Il carabiniere ucciso aveva soltanto 30 anni, a Sonnino lutto cittadino
Si chiamava Vittorio Iacovacci, 30 anni, di Sonnino, in provincia di Latina, il carabiniere scelto caduto in Congo nel tentativo di proteggere l’ambasciatore italiano Luca Attanasio, anche lui morto nell’agguato di un commando di sequestratori sulla strada per Goma. Il militare dell’Arma apparteneva al XIII Reggimento «Friuli Venezia Giulia», di stanza a Gorizia, e si era specializzato proprio come addetto alla protezione e scorta di personale sensibile. In precedenza aveva prestato servizio per un periodo nel Gis, il Gruppo intervento speciale dell’Arma.
Iacovacci non era sposato e non aveva figli. Si era arruolato nel 2016 e dopo aver frequentato la Scuola allievi carabinieri di Iglesias (Cagliari), aveva avuto come prima destinazione proprio il Reggimento, dal quale provengono molti militari dell’Arma destinati alle missioni all’estero. Non è un caso che alcuni fra i caduti dell’attentato di Nassiriya del novembre 2003 appartenessero proprio al XIII, come anche un altro carabiniere ucciso in un attentato in missione in Afghanistan, Emanuele Braj, nel 2012.

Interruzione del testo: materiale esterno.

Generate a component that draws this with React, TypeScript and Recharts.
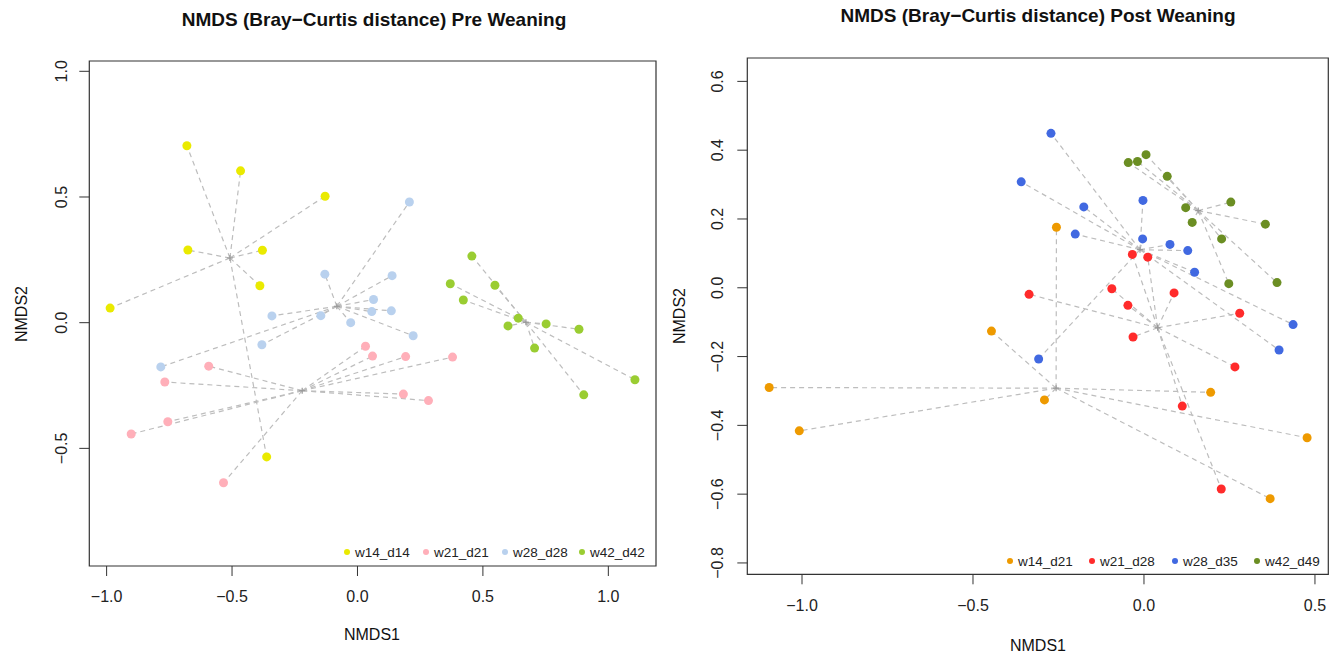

«La comunità di Sonnino è sgomenta per questa giovane e tragica perdita. Proclameremo il lutto cittadino». Sono queste le prime parole commosse del sindaco di Sonnino, Luciano De Angelis, alla notizia della morte in Congo del carabiniere Vittorio Iacovacci, originario del centro in provincia di Latina. «Era andato a portare la pace ed è stato ucciso – conclude il sindaco -: ci stringiamo attorno alla famiglia». Il primo cittadino del centro nell’agro pontino racconta anche che il carabiniere aveva «un fratello che è lui stesso in missione con la Marina militare. Una famiglia molto unita – aggiunge ancora il sindaco – qui in paese ci conosciamo tutti. Per noi è una tristezza infinita, immagino il dolore dei parenti: Vittorio era un ragazzo abituato ad andare in missione al’estero. Lo ricorderemo come è giusto che sia, per stare accanto alla sua famiglia, nel giorno dei funerali. È il minimo che possiamo fare».